The saturation on oil market could lead to a revision of the OPEC supplies. The biggest risk for oil traders after the introduction of imminent sanctions against Iran lies in the fact that no one knows how much the oil exports from the Arab state will decrease.
The Russian oil production has come close to its highest levels just before the country meets with its partners from the Organization of Petroleum Exporting Countries (OPEC) to discuss future supply. The crude oil and condensate production reached average 11.412 million barrels per day last month, according to data from the Russian Ministry of Energy. This is about 160,000 barrels per day more than the levels two years ago – before Russia agreed to cut supplies due to the OPEC+ deal.
The production boom comes amid mixed signals from world oil producers. Russia signaled last Saturday that it could further increase its oil production, just days after OPEC and its allies said they could restrict deliveries again in 2019.
The crude oil prices have fallen by more than 15% since they reached a 6-year high last month. Among the bearish signals that dominate the market are growing stocks, larger production in Russia, the United States and OPEC countries. However, there is also uncertainty about the impact of US sanctions on Iran’s exports and concerns about global demand.
Russia, which relies on energy for almost half of its budget revenues, has repeatedly stated that its plans for future production will depend on OPEC cooperation. The production of the cartel in October climbed to the highest level since 2016 as the increase from Saudi Arabia and Libya compensates for losses from Iran.
OPEC+ oil output
Ministers of the so-called OPEC+ group, which unites Russia, Saudi Arabia and other oil producers, will meet in Abu Dhabi next week before the key summit scheduled for early December in Vienna.
The 15 countries in OPEC produced an average 33.31 million barrels per day in October, the highest since December 2016. That was also up 390,000 bpd from September. Russia, which is not part of OPEC but part of the OPEC+ coalition, continues to produce at post-Soviet record highs.
Iran lost 100,000 bpd in October, due to buyers cutting back as US sanctions near, but the losses were more modest than many analysts had expected. In fact, despite the hardline rhetoric from Washington, the U.S. is poised to grant waivers to several countries that are unable to cut their imports of Iranian oil to zero. Top importers of Iranian oil, including India, China and Turkey, could not slash their purchases to zero without incurring a significant economic cost. The U.S. pressed these countries, but ultimately had to back down.
“Unfortunately, US destructive actions on the international arena can render null the efforts that the oil-developing countries, signatories of the agreement [OPEC], make in order to prevent a new [oil] prices upsurge and market destabilization”, commented the First Deputy Chief of the Russian Government Staff Sergei Prikhodko.

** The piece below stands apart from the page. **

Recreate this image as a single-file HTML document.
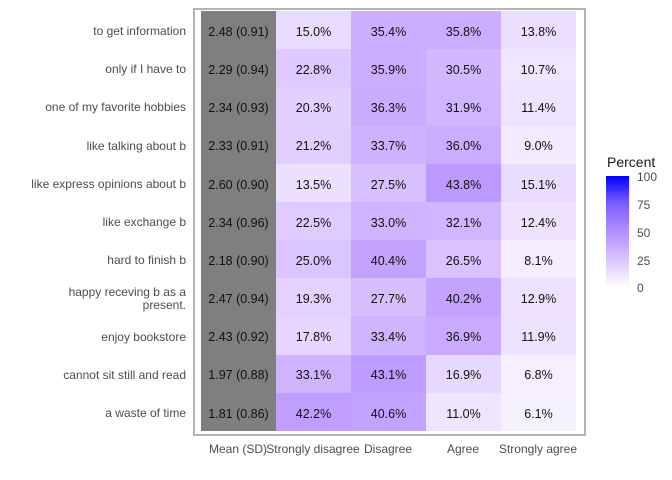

Stock markets and oil prices
The stock market usually precedes and outpaced raw material movements. The energy prices have been under pressure in recent days and most likely it is due to expectations of a drop in oil demand.
Another interesting process leading to future forecasts for the oil market, which is the change in the prices of the shares of the state-owned companies that provide services.
This sector was under severe pressure and is currently at a four-year low, something we should not see at such high oil prices, as we witnessed in October, so the market expects volatility and perhaps lower prices – or this shows the shares of these companies.